PROMPT: Pictures stay out of the copy; restate everything else in the material exactly.

INFORMATION SUPPLIED:
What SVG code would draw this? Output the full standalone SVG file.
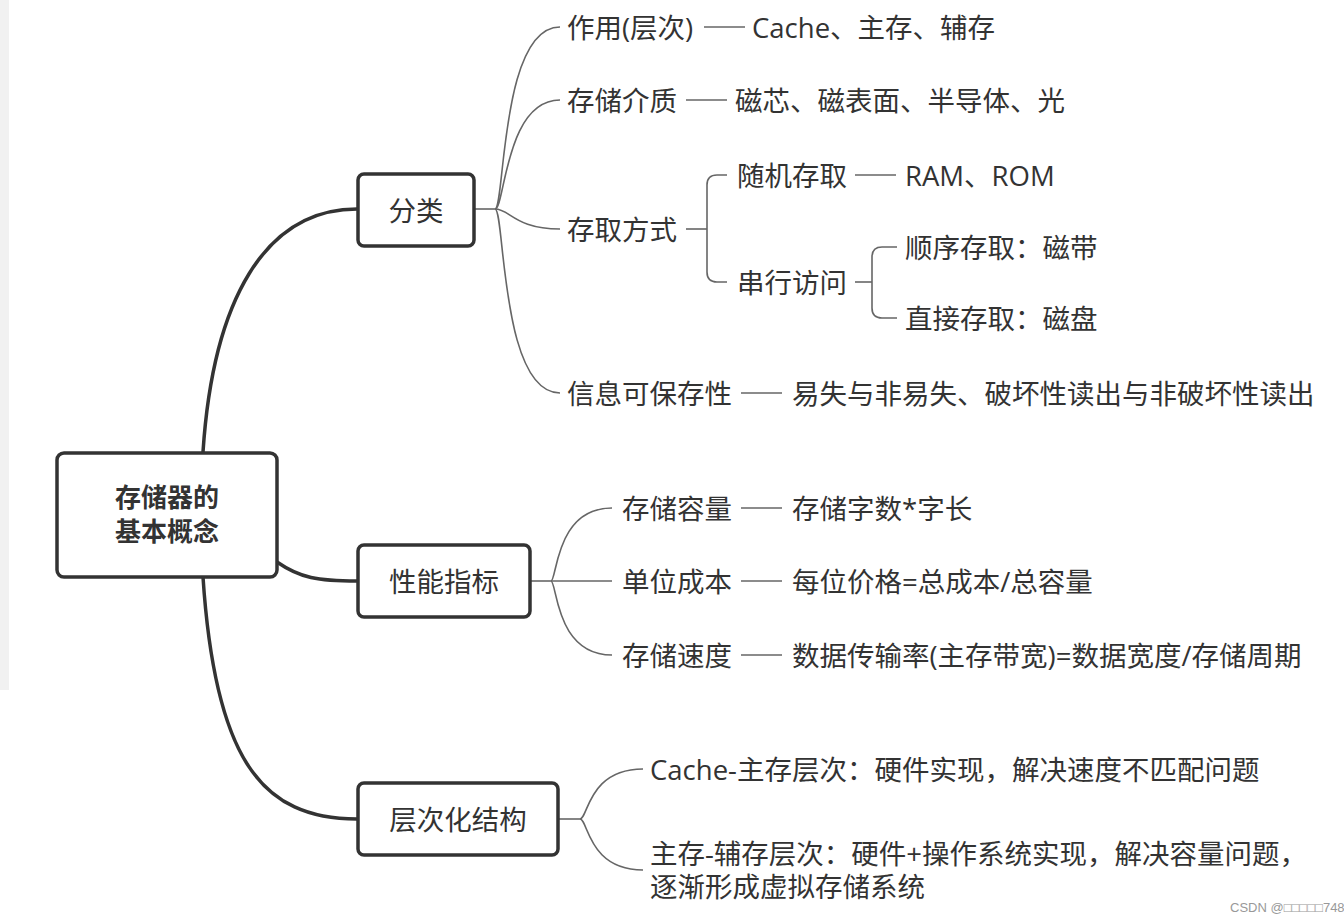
<svg xmlns="http://www.w3.org/2000/svg" width="1344" height="922" viewBox="0 0 1344 922">
<style>
text{font-family:"Open Sans","Noto Sans CJK SC",sans-serif;font-size:27.5px;fill:#333;dominant-baseline:central}
.c{text-anchor:middle}
.root{font-weight:bold;font-size:26px}
.box{fill:#fff;stroke:#333;stroke-width:3.5}
.main{fill:none;stroke:#333;stroke-width:3.5}
.br{fill:none;stroke:#666;stroke-width:1.6}
.wm{font-family:"Liberation Sans",sans-serif;font-size:13px;fill:#999}
</style>
<rect width="1344" height="922" fill="#fff"/>
<rect x="0" y="0" width="9" height="690" fill="#f1f1f1"/>
<g id="connectors">
<path class="main" d="M203,452 C213,300 265,209 357,209"/>
<path class="main" d="M277,562 C300,578 318,581 357,581"/>
<path class="main" d="M203,577 C215,760 262,819 357,819"/>
<path class="br" d="M474,209 H495"/>
<path class="br" d="M495,209 C505,209 500,27 560,27"/>
<path class="br" d="M495,209 C505,209 505,100 560,100"/>
<path class="br" d="M495,209 C510,209 515,229 560,229"/>
<path class="br" d="M495,209 C505,209 500,393 560,393"/>
<path class="br" d="M704,27 H745"/>
<path class="br" d="M686,100 H727"/>
<path class="br" d="M686,229 H707"/>
<path class="br" d="M727,175 H717 Q707,175 707,185 V272 Q707,282 717,282 H727"/>
<path class="br" d="M855,175 H896"/>
<path class="br" d="M855,282 H872"/>
<path class="br" d="M897,247 H882 Q872,247 872,257 V308 Q872,318 882,318 H897"/>
<path class="br" d="M741,393 H782"/>
<path class="br" d="M530,581 H551"/>
<path class="br" d="M551,581 C557,581 555,508 612,508"/>
<path class="br" d="M551,581 H612"/>
<path class="br" d="M551,581 C557,581 555,655 612,655"/>
<path class="br" d="M741,508 H782"/>
<path class="br" d="M741,581 H782"/>
<path class="br" d="M741,655 H782"/>
<path class="br" d="M558,819 H580"/>
<path class="br" d="M580,819 C588,819 588,769 643,769"/>
<path class="br" d="M580,819 C588,819 588,870 643,870"/>
</g>
<g id="root">
<rect class="box" x="57" y="453" width="220" height="124" rx="7"/>
<text class="c root" x="167" y="497">存储器的</text>
<text class="c root" x="167" y="531">基本概念</text>
</g>
<g id="n-fenlei">
<rect class="box" x="358" y="174" width="116" height="72" rx="6"/>
<text class="c" x="416" y="210">分类</text>
</g>
<g id="n-xingneng">
<rect class="box" x="358" y="545" width="172" height="72" rx="6"/>
<text class="c" x="444" y="581">性能指标</text>
</g>
<g id="n-cengci">
<rect class="box" x="358" y="783" width="200" height="72" rx="6"/>
<text class="c" x="458" y="819">层次化结构</text>
</g>
<g id="n-zuoyong"><text x="567" y="27">作用(层次)</text></g>
<g id="v-zuoyong"><text x="752" y="27">Cache、主存、辅存</text></g>
<g id="n-jiezhi"><text x="567" y="100">存储介质</text></g>
<g id="v-jiezhi"><text x="735" y="100">磁芯、磁表面、半导体、光</text></g>
<g id="n-fangshi"><text x="567" y="229">存取方式</text></g>
<g id="n-suiji"><text x="737" y="175">随机存取</text></g>
<g id="v-suiji"><text x="905" y="175">RAM、ROM</text></g>
<g id="n-chuanxing"><text x="737" y="282">串行访问</text></g>
<g id="n-shunxu"><text x="905" y="247">顺序存取：磁带</text></g>
<g id="n-zhijie"><text x="905" y="318">直接存取：磁盘</text></g>
<g id="n-baocun"><text x="567" y="393">信息可保存性</text></g>
<g id="v-baocun"><text x="792" y="393">易失与非易失、破坏性读出与非破坏性读出</text></g>
<g id="n-rongliang"><text x="622" y="508">存储容量</text></g>
<g id="v-rongliang"><text x="792" y="508">存储字数*字长</text></g>
<g id="n-chengben"><text x="622" y="581">单位成本</text></g>
<g id="v-chengben"><text x="792" y="581">每位价格=总成本/总容量</text></g>
<g id="n-sudu"><text x="622" y="655">存储速度</text></g>
<g id="v-sudu"><text x="792" y="655">数据传输率(主存带宽)=数据宽度/存储周期</text></g>
<g id="n-cache"><text x="650" y="769">Cache-主存层次：硬件实现，解决速度不匹配问题</text></g>
<g id="n-fucun">
<text x="650" y="853"><tspan x="650" y="853">主存-辅存层次：硬件+操作系统实现，解决容量问题，</tspan><tspan x="650" y="886">逐渐形成虚拟存储系统</tspan></text>
</g>
<text class="wm" x="1230" y="907">CSDN @□□□□□748</text>
</svg>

WRITTEN REPLY:
What SVG code would draw this? Output the full standalone SVG file.
<svg xmlns="http://www.w3.org/2000/svg" width="1344" height="922" viewBox="0 0 1344 922">
<style>
text{font-family:"Open Sans","Noto Sans CJK SC",sans-serif;font-size:27.5px;fill:#333;dominant-baseline:central}
.c{text-anchor:middle}
.root{font-weight:bold;font-size:26px}
.box{fill:#fff;stroke:#333;stroke-width:3.5}
.main{fill:none;stroke:#333;stroke-width:3.5}
.br{fill:none;stroke:#666;stroke-width:1.6}
.wm{font-family:"Liberation Sans",sans-serif;font-size:13px;fill:#999}
</style>
<rect width="1344" height="922" fill="#fff"/>
<rect x="0" y="0" width="9" height="690" fill="#f1f1f1"/>
<g id="connectors">
<path class="main" d="M203,452 C213,300 265,209 357,209"/>
<path class="main" d="M277,562 C300,578 318,581 357,581"/>
<path class="main" d="M203,577 C215,760 262,819 357,819"/>
<path class="br" d="M474,209 H495"/>
<path class="br" d="M495,209 C505,209 500,27 560,27"/>
<path class="br" d="M495,209 C505,209 505,100 560,100"/>
<path class="br" d="M495,209 C510,209 515,229 560,229"/>
<path class="br" d="M495,209 C505,209 500,393 560,393"/>
<path class="br" d="M704,27 H745"/>
<path class="br" d="M686,100 H727"/>
<path class="br" d="M686,229 H707"/>
<path class="br" d="M727,175 H717 Q707,175 707,185 V272 Q707,282 717,282 H727"/>
<path class="br" d="M855,175 H896"/>
<path class="br" d="M855,282 H872"/>
<path class="br" d="M897,247 H882 Q872,247 872,257 V308 Q872,318 882,318 H897"/>
<path class="br" d="M741,393 H782"/>
<path class="br" d="M530,581 H551"/>
<path class="br" d="M551,581 C557,581 555,508 612,508"/>
<path class="br" d="M551,581 H612"/>
<path class="br" d="M551,581 C557,581 555,655 612,655"/>
<path class="br" d="M741,508 H782"/>
<path class="br" d="M741,581 H782"/>
<path class="br" d="M741,655 H782"/>
<path class="br" d="M558,819 H580"/>
<path class="br" d="M580,819 C588,819 588,769 643,769"/>
<path class="br" d="M580,819 C588,819 588,870 643,870"/>
</g>
<g id="root">
<rect class="box" x="57" y="453" width="220" height="124" rx="7"/>
<text class="c root" x="167" y="497">存储器的</text>
<text class="c root" x="167" y="531">基本概念</text>
</g>
<g id="n-fenlei">
<rect class="box" x="358" y="174" width="116" height="72" rx="6"/>
<text class="c" x="416" y="210">分类</text>
</g>
<g id="n-xingneng">
<rect class="box" x="358" y="545" width="172" height="72" rx="6"/>
<text class="c" x="444" y="581">性能指标</text>
</g>
<g id="n-cengci">
<rect class="box" x="358" y="783" width="200" height="72" rx="6"/>
<text class="c" x="458" y="819">层次化结构</text>
</g>
<g id="n-zuoyong"><text x="567" y="27">作用(层次)</text></g>
<g id="v-zuoyong"><text x="752" y="27">Cache、主存、辅存</text></g>
<g id="n-jiezhi"><text x="567" y="100">存储介质</text></g>
<g id="v-jiezhi"><text x="735" y="100">磁芯、磁表面、半导体、光</text></g>
<g id="n-fangshi"><text x="567" y="229">存取方式</text></g>
<g id="n-suiji"><text x="737" y="175">随机存取</text></g>
<g id="v-suiji"><text x="905" y="175">RAM、ROM</text></g>
<g id="n-chuanxing"><text x="737" y="282">串行访问</text></g>
<g id="n-shunxu"><text x="905" y="247">顺序存取：磁带</text></g>
<g id="n-zhijie"><text x="905" y="318">直接存取：磁盘</text></g>
<g id="n-baocun"><text x="567" y="393">信息可保存性</text></g>
<g id="v-baocun"><text x="792" y="393">易失与非易失、破坏性读出与非破坏性读出</text></g>
<g id="n-rongliang"><text x="622" y="508">存储容量</text></g>
<g id="v-rongliang"><text x="792" y="508">存储字数*字长</text></g>
<g id="n-chengben"><text x="622" y="581">单位成本</text></g>
<g id="v-chengben"><text x="792" y="581">每位价格=总成本/总容量</text></g>
<g id="n-sudu"><text x="622" y="655">存储速度</text></g>
<g id="v-sudu"><text x="792" y="655">数据传输率(主存带宽)=数据宽度/存储周期</text></g>
<g id="n-cache"><text x="650" y="769">Cache-主存层次：硬件实现，解决速度不匹配问题</text></g>
<g id="n-fucun">
<text x="650" y="853"><tspan x="650" y="853">主存-辅存层次：硬件+操作系统实现，解决容量问题，</tspan><tspan x="650" y="886">逐渐形成虚拟存储系统</tspan></text>
</g>
<text class="wm" x="1230" y="907">CSDN @□□□□□748</text>
</svg>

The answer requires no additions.